Preventive Measures for Shopkeepers

  • Keep shelves and displays low and aisles clear to increase visibility.
  • Install annunciators (bells or ringers) on all unlocked doors.
  • Provide adequate lighting and eliminate blind spots.
  • Where appropriate, utilize security staff, convex mirrors, CCTV, electronic sensors, cables, tags, locks and chains.
  • Make it difficult to steal merchandise. Bolt racks down; alternate the direction of hangers on the racks, tie appliance cords together; lock small valuable items in cabinets and keep other valuables away from store exits.
  • Limit the number of items allowed into dressing rooms.
  • Post signs warning that shoplifters will be prosecuted.
  • Encourage employees to greet customers as they enter the store. One phrase every shoplifter hates to hear is “Can I help you?”
  • Maintain a neat, orderly store with tight inventory controls.
  • Develop a store policy and provide training for shoplifting incidents.
  • Be knowledgeable of the shoplifting laws in Washington state.

Red Flags – Shoplifter Traits

  • Nervousness or unusual actions of any kind.
  • Aimlessly walking up and down aisles.
  • In store longer than usual, loitering.
  • Handling many items of merchandise.
  • Dropping articles on the floor.
  • Concealing merchandise in any way.
  • Asking numerous questions or refusing the clerks help.
  • Looking into surveillance mirrors at the sales clerk or other customers instead of the merchandise.

Five Common Shoplifting Situations

  • When an employee is suspicious of someone.
  • When an employee thinks someone shoplifted but is not 100% sure.
  • When an employee actually sees someone shoplift.
  • When another employee reports an incident.
  • When a customer reports an incident.

In all Five situations, the basic employee response should be the same. Acknowledge the customer and make a statement. Examples of employee statements include:

  • “I saw you looking at the (item). Did you find what you wanted?”
  • “The (item) you selected is a great buy.”
  • “Is that (item) for you or is it a gift?”
  • “Will that (item) be cash or charge?”
  • “That (item) you selected should go on sale soon.”

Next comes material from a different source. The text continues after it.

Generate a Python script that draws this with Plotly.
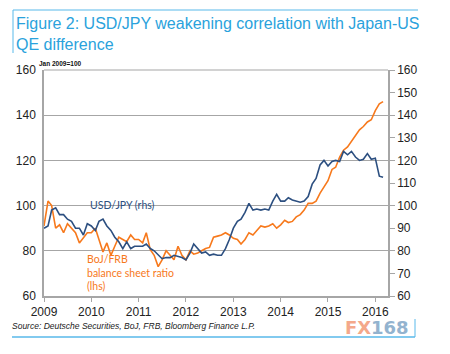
import plotly.graph_objects as go
import pandas as pd

dates = pd.date_range("2009-01-01", "2016-03-01", freq="MS")

usdjpy = [
    90, 91, 98, 99, 96, 96, 94, 93, 90, 90, 87, 92,          # 2009
    91, 89, 93, 94, 91, 89, 86, 84, 81, 84, 81, 82,          # 2010
    82, 82, 83, 81, 80, 78, 76.5, 77, 77, 78, 77.5, 77,      # 2011
    76, 79, 83, 81, 79, 79.5, 78, 78.5, 78, 78, 81, 85,      # 2012
    90, 93, 94, 97, 101, 98, 98.5, 98, 98.5, 98, 102, 105,   # 2013
    102, 102, 103.5, 102.5, 102, 101.5, 102, 104, 109.5, 112, 118, 120,  # 2014
    117.5, 119.5, 120, 119.5, 124, 122.5, 124, 121.5, 120, 120.5, 123, 120.5,  # 2015
    121, 113, 112.5,                                         # 2016
]

boj_frb = [
    91, 102, 100, 90, 91.5, 88, 92, 90, 88, 83.5, 86, 88,    # 2009
    88, 90, 85, 79.5, 83.5, 78, 82, 86, 85, 84, 87, 85,      # 2010
    85, 83.5, 88, 80.5, 78, 73, 76, 80, 78, 76, 82, 78,      # 2011
    76, 80, 78.5, 79, 80, 81, 81.5, 86, 86.5, 87, 88, 87,    # 2012
    85.5, 85, 83, 85, 88, 87, 89, 91, 90.5, 91, 92, 90,      # 2013
    91.5, 93.5, 92.5, 93, 95, 96, 98, 101, 101, 102, 105.5, 108,  # 2014
    111, 116, 117, 121.5, 124.5, 126, 128.5, 131, 133.5, 135, 137, 138,  # 2015
    142, 145, 146,                                           # 2016
]

year_ticks = [f"{y}-01-01" for y in range(2009, 2017)]
year_labels = [str(y) for y in range(2009, 2017)]
left_ticks = [60, 80, 100, 120, 140, 160]
right_ticks = [60, 70, 80, 90, 100, 110, 120, 130, 140, 150, 160]

BLUE = "#2c4f80"
ORANGE = "#f7791c"
GRID = "#a6a6a6"
TITLE_C = "#2aa2dc"
FRAME_C = "#58b9ea"

fig = go.Figure()
fig.add_trace(go.Scatter(x=dates, y=boj_frb, mode="lines", line=dict(color=ORANGE, width=1.6),
                         yaxis="y", showlegend=False))
fig.add_trace(go.Scatter(x=dates, y=usdjpy, mode="lines", line=dict(color=BLUE, width=1.6),
                         yaxis="y2", showlegend=False))

L, R, T, B = 44, 62, 70, 58
W, H = 450, 354
pw, ph = W - L - R, H - T - B

def px(x):
    return (x - L) / pw

def py(y):
    return (H - B - y) / ph

fig.update_layout(
    width=W, height=H,
    margin=dict(l=L, r=R, t=T, b=B),
    paper_bgcolor="white", plot_bgcolor="white",
    font=dict(family="Liberation Sans, Arial, sans-serif", size=12, color="#333"),
    xaxis=dict(type="date", range=["2009-01-01", "2016-04-08"],
               tickvals=year_ticks, ticktext=year_labels,
               ticks="outside", ticklen=4, tickcolor=GRID,
               showline=True, linecolor=GRID, linewidth=1.5,
               showgrid=False, zeroline=False, ticklabelstandoff=0,
               tickfont=dict(size=12, color="#222")),
    yaxis=dict(range=[60, 160], tickvals=left_ticks,
               ticks="", ticklabelstandoff=4,
               showline=True, linecolor=GRID, linewidth=1.5,
               showgrid=True, gridcolor=GRID, gridwidth=1.2,
               zeroline=False, tickfont=dict(size=12, color="#222")),
    yaxis2=dict(range=[60, 160], tickvals=right_ticks, overlaying="y", side="right",
                ticks="outside", ticklen=5, tickcolor=GRID,
                showline=True, linecolor=GRID, linewidth=1.5,
                showgrid=False, zeroline=False, tickfont=dict(size=12, color="#222")),
)

fig.add_shape(type="line", xref="paper", yref="paper", x0=0, x1=1, y0=1, y1=1,
              line=dict(color=GRID, width=1.2))
fig.add_shape(type="line", xref="paper", yref="paper", x0=px(13), x1=px(418), y0=py(10), y1=py(10),
              line=dict(color=FRAME_C, width=1))
fig.add_shape(type="line", xref="paper", yref="paper", x0=px(13), x1=px(13), y0=py(10), y1=py(53),
              line=dict(color=FRAME_C, width=1))
fig.add_shape(type="line", xref="paper", yref="paper", x0=px(12), x1=px(415), y0=py(337), y1=py(337),
              line=dict(color=FRAME_C, width=1.5))
fig.add_shape(type="line", xref="paper", yref="paper", x0=px(415), x1=px(415), y0=py(319), y1=py(337),
              line=dict(color=FRAME_C, width=1))


def note(text, x, y, size, color, family="Liberation Sans, Arial, sans-serif", xanchor="left"):
    fig.add_annotation(text=text, x=px(x), y=py(y), xref="paper", yref="paper",
                       xanchor=xanchor, yanchor="middle", align="left", showarrow=False,
                       borderpad=0, font=dict(size=size, color=color, family=family))


note("Figure 2: USD/JPY weakening correlation with Japan-US", 15, 24, 16, TITLE_C)
note("QE difference", 15, 44, 16, TITLE_C)
note("<b>Jan 2009=100</b>", 38, 64, 6.5, "#111")
note("USD/JPY (rhs)", 89, 205, 10.5, BLUE, "Lato, sans-serif")
note("BoJ/FRB<br>balance sheet ratio<br>(lhs)", 86, 272, 10.5, ORANGE, "Lato, sans-serif")
note("<i>Source: Deutsche Securities, BoJ, FRB, Bloomberg Finance L.P.</i>", 11, 326, 8.5, "#222")
note("<b>FX</b>", 372, 327, 18, "#f4a88a", "DejaVu Sans, sans-serif", xanchor="right")
note("<b>168</b>", 370, 327, 18, "#93b3cf", "DejaVu Sans, sans-serif", xanchor="left")

fig.write_html("out.html")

When you are suspicious of a customer’s intent, ask if you can help them find something. If they respond “No, I’m just looking”, tell them to just nod if they need help…you’ll be watching. That’s just what a shoplifter does not want. You will find providing good customer service goes hand in hand with shoplifting prevention. Some shoplifters will fail to respond to your statements and exit with the stolen item(s). Allow them to leave the store unless the store employee is trained in detaining and apprehending shoplifters. Personal safety should always take priority over retrieving property or detaining a shoplifter. Report the crime to the Seattle Police Department by calling 911.